The month of October has naturally been a somber time for us since 2009. On October 10, 2009 Ryan and I had our first miscarriage. I remember almost every detail: where I was, the thoughts running through my mind, and the tears that followed. The feelings of loss, despair, and anger lasted for weeks and then months; Until our next miscarriage two months later when those feelings magnified, and our last in May 2010. I remember getting up early each morning asking God why He would take our children away from us. What was the purpose? One morning I began to pray, questioning God not out of my sincere curiosity, but my prideful, arrogant heart. To my surprise, my answer was in the form of a question: “Emma is the cross enough for you or do you need children too?” Though, it was not an audible voice, God spoke to my heart and I finally got my answer.

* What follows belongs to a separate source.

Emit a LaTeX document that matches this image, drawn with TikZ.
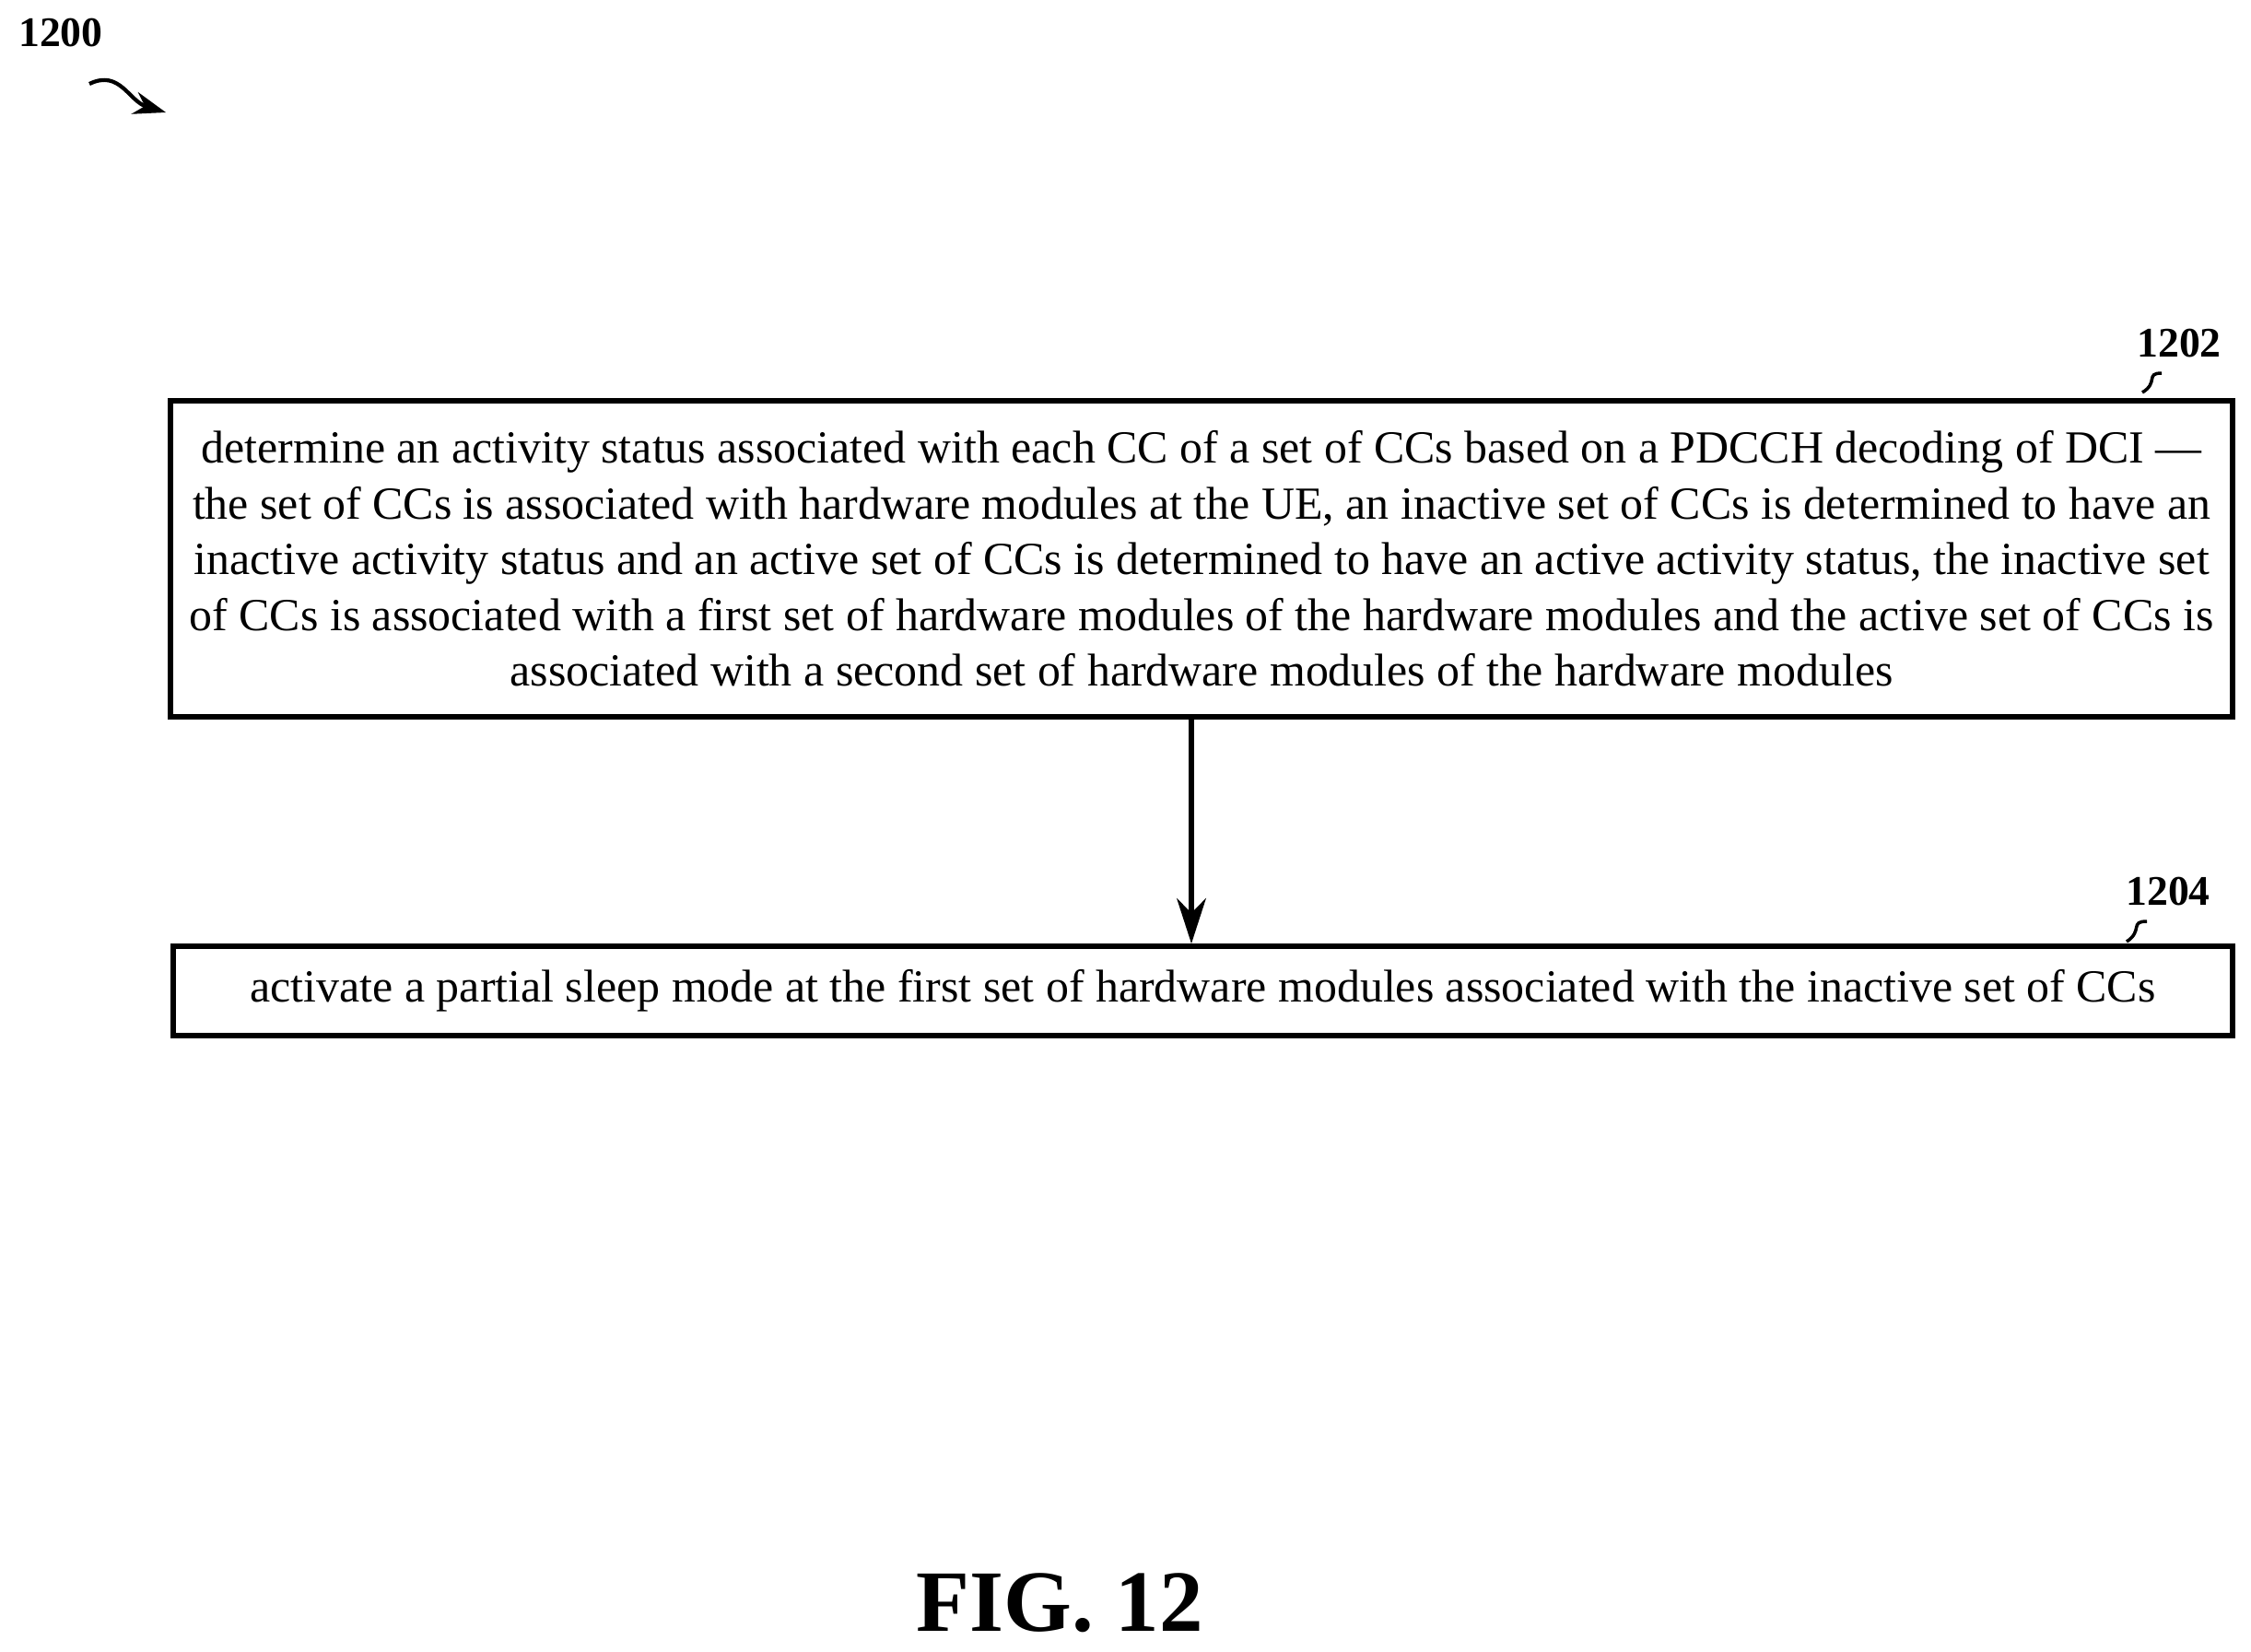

I’ve come to understand “deserve” is a stupid word. Because of our sin, there is a separation between us and God; a chasm that can only be crossed by not only good works, but perfect obedience. If we’re honest, we realize quickly that we fail….Miserably. From before the foundation of the world, God set out His plan to redeem a people for Himself. He chose to execute His plan by coming down to earth in the form of Jesus Christ. Jesus lived a life of perfect obedience, He was mocked, spit on, flogged and at the end of His life, He was nailed to a cross to drink the cup of God’s wrath that was intended for you and I, three days later He rose from the grave, conquering sin and death- so that all who trust in Him will be 1. Forgiven of the debt that stood against us and 2. Washed clean so that when God looks at us He does not see our filth, but instead sees the righteousness of Jesus.
I deserve the wrath of God; I deserve hell. But because of God’s goodness, He chose to pick me up, wash me, and forgive me by paying the penalty for my sin Himself. It was not sinful for me to grieve the loss of my child. To be honest, I’m still grieving the loss of all of our children. But to question God’s goodness in my life is utter blasphemy. He has shown His incomprehensible love and grace toward me on the cross. How dare I say that is not enough? How dare I demand the cross plus children? How dare I demand the cross plus anything. He alone is enough for me; He is sufficient. And I told Him that that day. And for no reason other than His goodness and mercy, He chose to end our painful pattern of death, by bringing new life on April 2, 2011.